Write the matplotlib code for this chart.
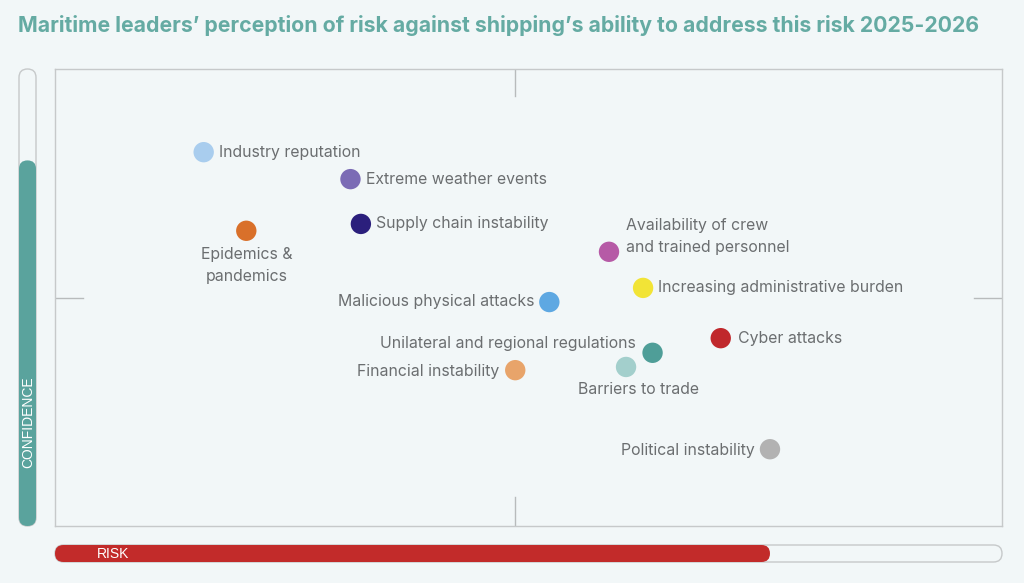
import matplotlib
matplotlib.use("Agg")
import matplotlib.pyplot as plt
from matplotlib.patches import FancyBboxPatch

plt.rcParams['font.family'] = ['Inter', 'DejaVu Sans']

# ---- data ----
labels = ["Industry reputation", "Extreme weather events", "Supply chain instability",
          "Epidemics &\npandemics", "Availability of crew\nand trained personnel",
          "Increasing administrative burden", "Malicious physical attacks",
          "Cyber attacks", "Unilateral and regional regulations", "Barriers to trade",
          "Financial instability", "Political instability"]
risk = [15.7, 31.2, 32.3, 20.2, 58.5, 62.1, 52.2, 70.3, 63.1, 60.3, 48.6, 75.5]
confidence = [81.8, 75.9, 66.1, 64.6, 60.0, 52.1, 49.0, 41.1, 37.9, 34.8, 34.1, 16.8]
colors = ["#a9cdee", "#7b6bb5", "#2b1f7c", "#d9702a", "#b65aa6", "#f2e436",
          "#5ea8e2", "#c0282c", "#4f9e98", "#a3cfcc", "#e8a46a", "#b2b2b2"]
confidence_level = 80.0
risk_level = 75.5
risk_mid = 48.6
confidence_mid = 49.9
title = "Maritime leaders\u2019 perception of risk against shipping\u2019s ability to address this risk 2025-2026"

# label placement: (dx px, dy px, ha, va)
label_pos = [
    (15, 0, "left", "center"),
    (16, 0, "left", "center"),
    (15, 0, "left", "center"),
    (0, -16, "center", "top"),
    (17, 15, "left", "center"),
    (15, 0, "left", "center"),
    (-15, 1, "right", "center"),
    (17, 0, "left", "center"),
    (-17, 9, "right", "center"),
    (12, -23, "center", "center"),
    (-16, -1, "right", "center"),
    (-15, -1, "right", "center"),
]

BG = "#f2f7f8"
W, H = 1024, 583
fig = plt.figure(figsize=(W / 100, H / 100), dpi=100, facecolor=BG)

def fx(px):
    return px / W
def fy(py):
    return 1 - py / H

# main axes: x 55..1002, y 69..526
ax = fig.add_axes([fx(55), fy(526), (1002 - 55) / W, (526 - 69) / H])
ax.set_facecolor(BG)
ax.set_xlim(0, 100)
ax.set_ylim(0, 100)
ax.set_xticks([])
ax.set_yticks([])
for s in ax.spines.values():
    s.set_color("#c6c9ca")
    s.set_linewidth(1.0)

# quadrant tick marks
tc = "#b8bbbc"
ax.plot([risk_mid, risk_mid], [100, 94], color=tc, lw=1.0)
ax.plot([risk_mid, risk_mid], [0, 6.3], color=tc, lw=1.0)
ax.plot([0, 3], [confidence_mid, confidence_mid], color=tc, lw=1.0)
ax.plot([97, 100], [confidence_mid, confidence_mid], color=tc, lw=1.0)

ax.scatter(risk, confidence, s=215, c=colors, edgecolors="none", zorder=3)

for xv, yv, lab, (dx, dy, ha, va) in zip(risk, confidence, labels, label_pos):
    ax.annotate(lab, (xv, yv), xytext=(dx * 0.72, dy * 0.72), textcoords="offset points",
                ha=ha, va=va, fontsize=11.4, color="#6b6e70", linespacing=1.6)

# title
fig.text(fx(18), fy(25), title, ha="left", va="center", fontsize=15.3,
         fontweight="bold", color="#65aba3")

T = fig.dpi_scale_trans

def pill(x0, y0, x1, y1, **kw):
    # pixel coords (top-left origin) -> inches
    w = (x1 - x0) / 100
    h = (y1 - y0) / 100
    r = min(w, h) / 2
    p = FancyBboxPatch((x0 / 100, (H - y1) / 100), w, h,
                       boxstyle=f"round,pad=0,rounding_size={r}", transform=T, **kw)
    fig.add_artist(p)

# confidence bar
cx0, cx1, cy0, cy1 = 19, 36, 69, 526
pill(cx0, cy0, cx1, cy1, facecolor=BG, edgecolor="#c6c9ca", lw=1.0)
fill_top = cy1 - (cy1 - cy0) * confidence_level / 100
pill(cx0, fill_top, cx1, cy1, facecolor="#5aa39d", edgecolor="none")
fig.text(fx(28), fy(422), "CONFIDENCE", rotation=90, ha="center", va="center",
         fontsize=10, color="white", family=["Liberation Sans", "DejaVu Sans"])

# risk bar
rx0, rx1, ry0, ry1 = 55, 1002, 545, 562
pill(rx0, ry0, rx1, ry1, facecolor=BG, edgecolor="#c6c9ca", lw=1.0)
fill_right = rx0 + (rx1 - rx0) * risk_level / 100
pill(rx0, ry0, fill_right, ry1, facecolor="#c22b2a", edgecolor="none")
fig.text(fx(97), fy(553.5), "RISK", ha="left", va="center", fontsize=10, color="white",
         family=["Liberation Sans", "DejaVu Sans"])

fig.savefig("out.png", dpi=100, facecolor=BG)
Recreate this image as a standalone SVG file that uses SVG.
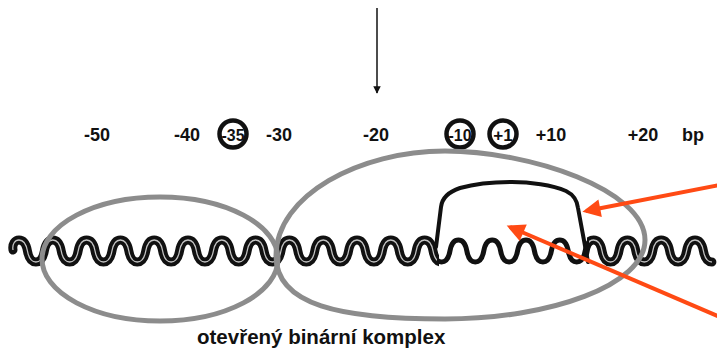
********************
• [AIM] Copy exactly the lines from the first line of the records above through the line with "plt.rcParams['font.family'] = ['Inter', 'DejaVu", both included, and nothing else. Pictures stay out.

• [CORRECT RESPONSE]
Write the matplotlib code for this chart.
import matplotlib
matplotlib.use("Agg")
import matplotlib.pyplot as plt
from matplotlib.patches import FancyBboxPatch

plt.rcParams['font.family'] = ['Inter', 'DejaVu Sans']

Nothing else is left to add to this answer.